>> Start GIVEN ENTRIES
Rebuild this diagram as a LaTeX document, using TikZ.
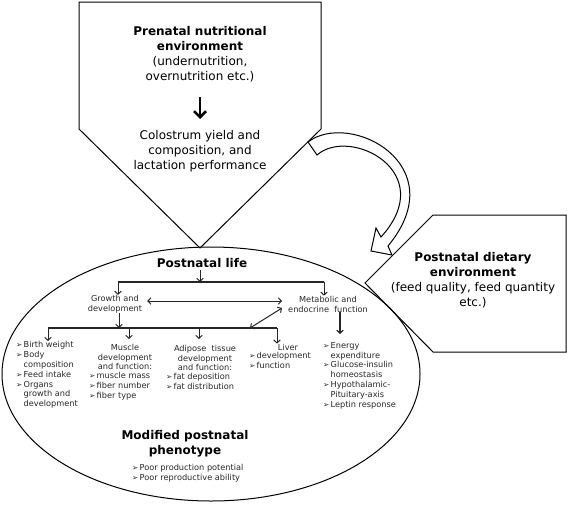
\documentclass[tikz,border=0pt]{standalone}
\usepackage{fontspec}
\setmainfont{DejaVu Sans}
\usetikzlibrary{arrows.meta}
\newcommand{\bu}{\makebox[7.5pt][l]{\fontsize{7.5}{7.5}\selectfont ➢}}
\newcommand{\ind}{\hspace*{7.5pt}}
\begin{document}
\begin{tikzpicture}[x=1pt,y=-1pt,
  shapeline/.style={draw=black, line width=1pt, line join=miter},
  big/.style={font=\fontsize{12}{15}\selectfont, align=center, inner sep=0pt},
  small/.style={font=\fontsize{8.2}{9.9}\selectfont, text=black!85, inner sep=0pt},
  sarr/.style={draw=black!85, line width=1pt, -{Straight Barb[length=3pt,width=6.5pt]}},
  darr/.style={draw=black!85, line width=1pt, {Straight Barb[length=3pt,width=6.5pt]}-{Straight Barb[length=3pt,width=6.5pt]}},
  hline/.style={draw=black!85, line width=1.3pt}]
\useasboundingbox (0,0) rectangle (567,507);

% top pentagon
\draw[shapeline] (79,2) -- (321,2) -- (321,129) -- (200,248) -- (79,129) -- cycle;
% right pentagon
\draw[shapeline] (433,215) -- (566,215) -- (566,352) -- (433,352) -- (365,283) -- cycle;
% ellipse
\draw[shapeline] (211,374) ellipse [x radius=209pt, y radius=127pt];
% curved block arrow
\draw[shapeline, fill=white] (308,142) .. controls (350,110) and (455,165) .. (388,246)
  -- (392,255) -- (371,251) -- (376,228) -- (381,237)
  .. controls (440,172) and (350,126) .. (317,155) -- cycle;

% top texts
\node[big] (prenatal) at (200,54) {\textbf{Prenatal nutritional}\\\textbf{environment}\\(undernutrition,\\overnutrition etc.)};
\node[big] (colostrum) at (200,151) {Colostrum yield and\\composition, and\\lactation performance};
\draw[line width=2.5pt, -{Straight Barb[length=6pt,width=12pt]}, shorten <=15pt, shorten >=11pt] (prenatal.south) -- (colostrum.north);

% right text
\node[big] (postdiet) at (473,280) {\textbf{Postnatal dietary}\\\textbf{environment}\\(feed quality, feed quantity\\etc.)};

% ellipse contents
\node[big] (plife) at (202,263) {\textbf{Postnatal life}};
\coordinate (bL) at (118,282);
\coordinate (bR) at (324,282);
\draw[hline] (bL) -- (bR);
\draw[sarr] (plife.south) ++(-2,2) -- (200,282);

\node[small, align=center] (growth) at (115,304) {Growth and\\development};
\node[small, align=center] (metab) at (328,304) {Metabolic and\\endocrine\ \ function};
\draw[sarr] (bL) -- (bL |- growth.north);
\draw[sarr] (bR) -- (bR |- metab.north);
\draw[darr, shorten <=5pt, shorten >=6pt] ([yshift=3pt]growth.east) -- ([yshift=3pt]metab.west);

\coordinate (c1) at (48,328);
\coordinate (c4) at (277,328);
\coordinate (dj) at (250,328);
\coordinate (m5) at (340,334);
\draw[hline] (c1) -- (c4);
\draw[sarr] (growth.south -| 119,0) -- (119,328);
\draw[darr] (dj) -- ([xshift=-6pt,yshift=-4pt]metab.west);
\draw[sarr, line width=1.2pt] (metab.south -| m5) -- (m5);

\node[small, align=left, anchor=north west] (col1) at (16,341) {\bu Birth weight\\\bu Body\\\ind composition\\\bu Feed intake\\\bu Organs\\\ind growth and\\\ind development};
\node[small, align=center] (col2h) at (125,357) {Muscle\\development\\and function:};
\node[small, align=left, anchor=north west] (col2b) at (89,372) {\bu muscle mass\\\bu fiber number\\\bu fiber type};
\node[small, align=center] (col3h) at (205,358) {Adipose\ \ tissue\\development\\and function:};
\node[small, align=left, anchor=north west] (col3b) at (166,373) {\bu fat deposition\\\bu fat distribution};
\node[small] (col4h) at (288,347) {Liver};
\node[small, align=left, anchor=north west] (col4b) at (249,352) {\bu development\\\bu function};
\node[small, align=left, anchor=north west] (col5) at (323,342) {\bu Energy\\\ind expenditure\\\bu Glucose-insulin\\\ind homeostasis\\\bu Hypothalamic-\\\ind Pituitary-axis\\\bu Leptin response};

\draw[sarr] (c1) -- (c1 |- col1.north);
\draw[sarr] (129,328) -- (129,339);
\draw[sarr] (199,328) -- (199,339);
\draw[sarr] (c4) -- (c4 |- col4h.north);

\node[big] (modified) at (185,444) {\textbf{Modified postnatal}\\\textbf{phenotype}};
\node[small, align=left, anchor=north west] (poor) at (132,464) {\bu Poor production potential\\\bu Poor reproductive ability};
\end{tikzpicture}
\end{document}
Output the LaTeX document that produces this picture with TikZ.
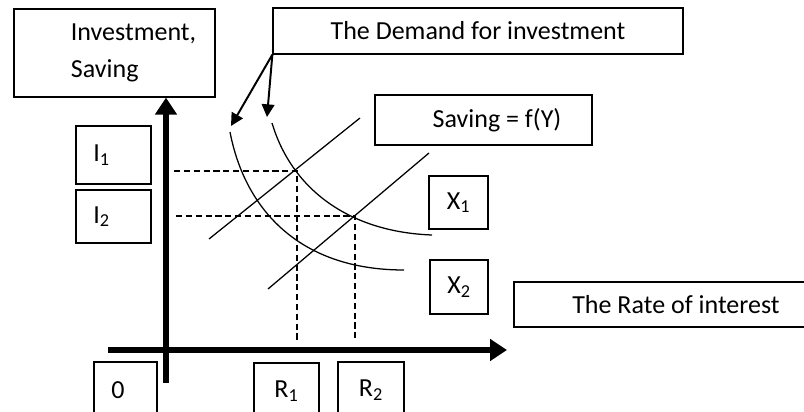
\documentclass[tikz,border=0pt]{standalone}
\usepackage{fontspec}
\setmainfont{Carlito}
\usetikzlibrary{arrows.meta}

\begin{document}
\begin{tikzpicture}[x=0.025cm,y=-0.025cm,
	box/.style={draw,line width=0.9pt,inner sep=0pt,font=\fontsize{18.5}{26}\selectfont},
	axis/.style={line width=3.6pt,-{Triangle[length=12pt,width=15pt]}},
	guide/.style={line width=1.1pt,dash pattern=on 4.4pt off 2.6pt},
	curve/.style={line width=0.9pt},
	pointer/.style={line width=1.4pt,-{Triangle[length=9pt,width=9pt]}}]
	\def\pix{0.025cm} %one pixel of the reference
	\useasboundingbox (0,0) rectangle (804,412);
	\clip (0,0) rectangle (804,412);
	
	%LABEL BOXES
	\node[box,minimum width=201*\pix,minimum height=88*\pix,align=left] (invest) at (114.5,53) {\hspace*{0.95cm}Investment,\\\hspace*{0.95cm}Saving};
	\node[box,minimum width=410*\pix,minimum height=46*\pix] (demand) at (478,31) {The Demand for investment};
	\node[box,minimum width=217*\pix,minimum height=50*\pix] (saving) at (483.5,120) {\hspace*{0.675cm}Saving = f(Y)};
	\node[box,minimum width=75*\pix,minimum height=58*\pix] (i1) at (113.5,155) {I\textsubscript{1}\hspace*{0.6cm}};
	\node[box,minimum width=75*\pix,minimum height=53*\pix] (i2) at (113.5,216.5) {I\textsubscript{2}\hspace*{0.6cm}};
	\node[box,minimum width=59*\pix,minimum height=53*\pix] (x1) at (458.5,202.5) {X\textsubscript{1}};
	\node[box,minimum width=58*\pix,minimum height=54*\pix] (x2) at (459,287) {X\textsubscript{2}};
	\node[box,minimum width=324*\pix,minimum height=45*\pix] (rate) at (676,304.5) {The Rate of interest};
	\node[box,minimum width=63*\pix,minimum height=56*\pix] (zero) at (125.5,390) {0\hspace*{0.375cm}};
	\node[box,minimum width=65*\pix,minimum height=56*\pix] (r1) at (286.5,391) {R\textsubscript{1}};
	\node[box,minimum width=66*\pix,minimum height=56*\pix] (r2) at (371,390) {R\textsubscript{2}};
	
	%AXES
	\coordinate (ybase) at (166,383);
	\coordinate (xbase) at (108,350);
	\coordinate (xtip) at (507,350);
	\draw[axis] (ybase) -- (ybase |- invest.south);
	\draw[axis] (xbase) -- (xtip);
	
	%EQUILIBRIA
	\coordinate (e1) at (297,171);
	\coordinate (e2) at (355,216);
	\draw[guide] (174,171) -- (e1) -- (297,341);
	\draw[guide] (176,216) -- (e2) -- (355,341);
	
	%SAVING LINES
	\draw[curve] (209,239) -- (360,118);
	\draw[curve] (268,289) -- (429,153);
	
	%DEMAND CURVES
	\draw[curve] (230,132) .. controls (245,210) and (300,270) .. (404,270);
	\draw[curve] (272,123) .. controls (292,190) and (350,232) .. (432,235);
	
	\coordinate (tipA) at (231,126);
	\coordinate (tipB) at (267,117);
	\draw[pointer] (demand.south west) -- (tipA);
	\draw[pointer] (demand.south west) -- (tipB);
\end{tikzpicture}
\end{document}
>> End GIVEN ENTRIES
WHAT IS EXPECTED =>
Print the data above verbatim from the first line through the line holding "(postdiet) at (473,280)", leaving every picture out.

SOLUTION FOR THIS PROBLEM =>
Rebuild this diagram as a LaTeX document, using TikZ.
\documentclass[tikz,border=0pt]{standalone}
\usepackage{fontspec}
\setmainfont{DejaVu Sans}
\usetikzlibrary{arrows.meta}
\newcommand{\bu}{\makebox[7.5pt][l]{\fontsize{7.5}{7.5}\selectfont ➢}}
\newcommand{\ind}{\hspace*{7.5pt}}
\begin{document}
\begin{tikzpicture}[x=1pt,y=-1pt,
  shapeline/.style={draw=black, line width=1pt, line join=miter},
  big/.style={font=\fontsize{12}{15}\selectfont, align=center, inner sep=0pt},
  small/.style={font=\fontsize{8.2}{9.9}\selectfont, text=black!85, inner sep=0pt},
  sarr/.style={draw=black!85, line width=1pt, -{Straight Barb[length=3pt,width=6.5pt]}},
  darr/.style={draw=black!85, line width=1pt, {Straight Barb[length=3pt,width=6.5pt]}-{Straight Barb[length=3pt,width=6.5pt]}},
  hline/.style={draw=black!85, line width=1.3pt}]
\useasboundingbox (0,0) rectangle (567,507);

% top pentagon
\draw[shapeline] (79,2) -- (321,2) -- (321,129) -- (200,248) -- (79,129) -- cycle;
% right pentagon
\draw[shapeline] (433,215) -- (566,215) -- (566,352) -- (433,352) -- (365,283) -- cycle;
% ellipse
\draw[shapeline] (211,374) ellipse [x radius=209pt, y radius=127pt];
% curved block arrow
\draw[shapeline, fill=white] (308,142) .. controls (350,110) and (455,165) .. (388,246)
  -- (392,255) -- (371,251) -- (376,228) -- (381,237)
  .. controls (440,172) and (350,126) .. (317,155) -- cycle;

% top texts
\node[big] (prenatal) at (200,54) {\textbf{Prenatal nutritional}\\\textbf{environment}\\(undernutrition,\\overnutrition etc.)};
\node[big] (colostrum) at (200,151) {Colostrum yield and\\composition, and\\lactation performance};
\draw[line width=2.5pt, -{Straight Barb[length=6pt,width=12pt]}, shorten <=15pt, shorten >=11pt] (prenatal.south) -- (colostrum.north);

% right text
\node[big] (postdiet) at (473,280) {\textbf{Postnatal dietary}\\\textbf{environment}\\(feed quality, feed quantity\\etc.)};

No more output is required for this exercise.